The big question stays: will the increase of fuel burn per seat of the new M95 plane be compensated by the time /crew /utilization savings offered? Not much data so far. We'll have to wait and see.
777x From , joined Dec 1969, posts, RR:
Reply 12, posted (13 years 4 months 4 days ago) and read 888 times:
Wow! This IMHO represents a bold move by a typically conservative Boeing. Signalling that they think they can attack the middle market while Airbus is busy at the top end.
Will this be a good move? Only time will tell, Boeing & Airbus are now persuing increasingly diverging strategies. Hopefully we will continue to see two major players in the large commercial aircraft market.
All aviation fans have to relish the thought of an all new, unconventional trijet. Can't wait for Boeing to release more details.
RayChuang From United States of America, joined Jun 2000, 7990 posts, RR: 5
Reply 13, posted (13 years 4 months 4 days ago) and read 874 times:
I'm not surprised that Boeing is shelving the 747X project.
The reason is simple: United Airlines, Northwest Airlines, Japan Airlines, All-Nippon Airways, Korean Air, Air China, and Cathay Pacific Airways--the most likely customers for the 747X series--are currently NOT interested in this plane.
I think they would rather want a smaller jet that can fly long routes in less time. This is why I think it appears that the Yellowstone project may be past the initial concept stage and could be headed for the serious development stage, in fact could even get the Boeing 787 moniker as early as the Paris Air Show this coming June.

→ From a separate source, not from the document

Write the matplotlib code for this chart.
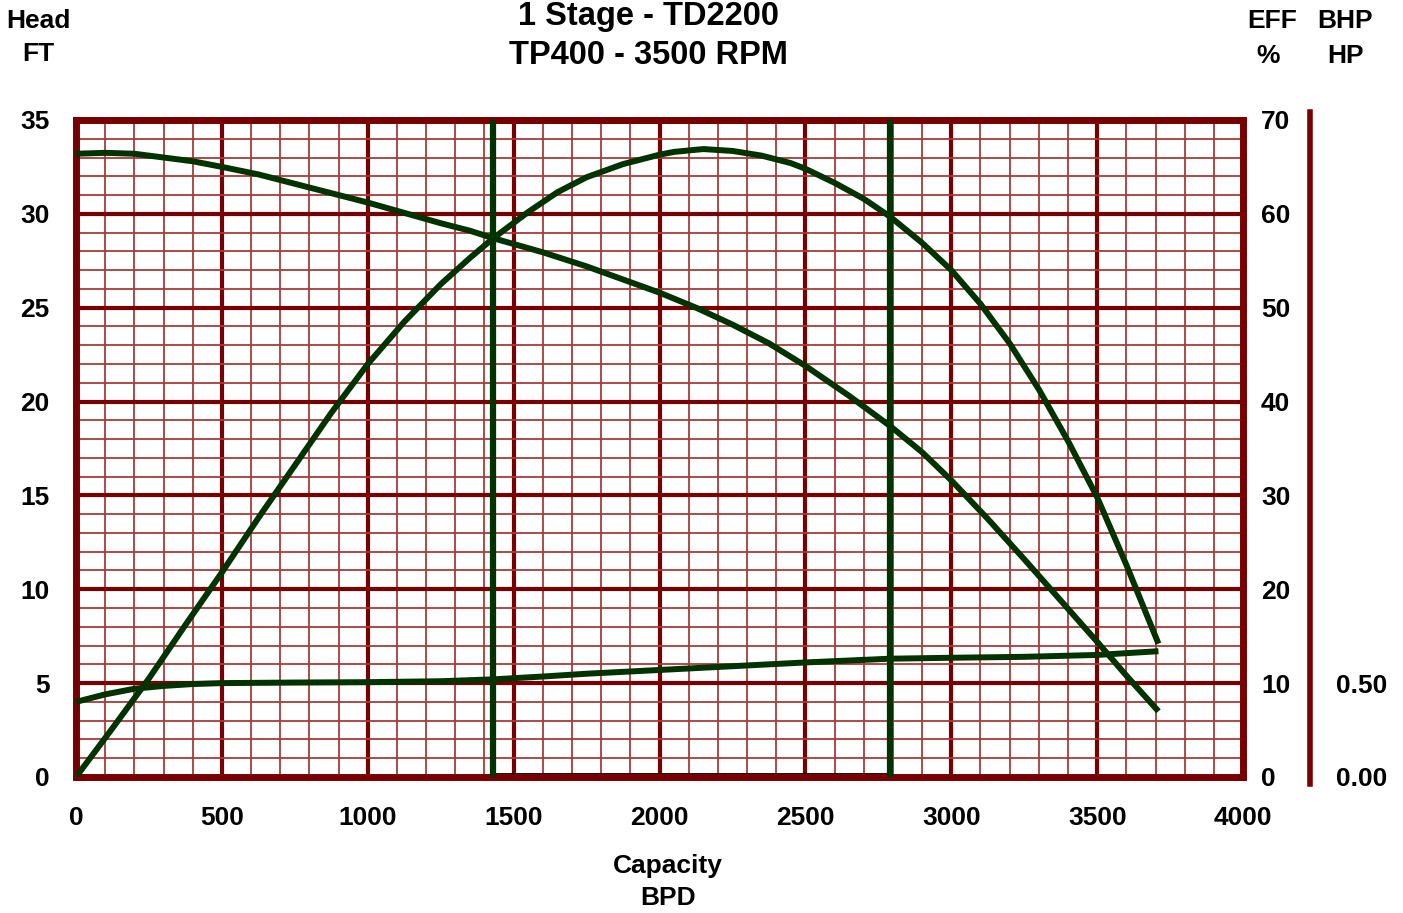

Rabenschlag From Germany, joined Oct 2000, 1007 posts, RR: 0
Reply 14, posted (13 years 4 months 4 days ago) and read 873 times:
i think it is a fact that fuel burn rises non-linearily with speed. so heighten the speed by ten percent would perhaps heighten the fuel burn by twenty percent depending on speed.
so boeing will have to come up with earth shaking improvements with respect to drag or weight to work against higher fuel burn. otherwise there will be a range problem or a price problem. and think of rising oil prices.
there are three examples in the history of jet aviation that show that extra speed does not lead to success but to bankruptcy: convair CV880/990, TU-144, Concorde.
RayChuang From United States of America, joined Jun 2000, 7990 posts, RR: 5
Reply 15, posted (13 years 4 months 3 days 23 hours ago) and read 828 times:
The reason why the Convair 880/990, Tu-144 and Concorde were no so fuel-efficient was the fact their basic engine design were not conducive to efficient operation.
The modern high-bypass turbofan's basic layout, the improvements in combustor technology, the improvements in front fan design, and application of sophisticated microprocessor controls on engine functions have drastically reduced seat-mile costs in terms of fuel burn.
The Yellowstone project Boeing is now working on is based on improvements in high-bypass engine designs that will allow the plane to fly Mach 0.95-0.97 with essentially the same fuel burn of current widebody jets.
Aa737 From United States of America, joined Oct 1999, 849 posts, RR: 0
Reply 16, posted (13 years 4 months 3 days 22 hours ago) and read 802 times:
Would it be possible for Boeing to make the plane go above Mach 1? IF the plane was sent on transatlantic or transpacific flights, over the ocean it would be possible for the plane to cruise over the speed of sound, and then drop down to Mach .95 over land. I am not sure if this would be even possiblew with the engines Boeing wants to use, but it would possibly help as a selling point.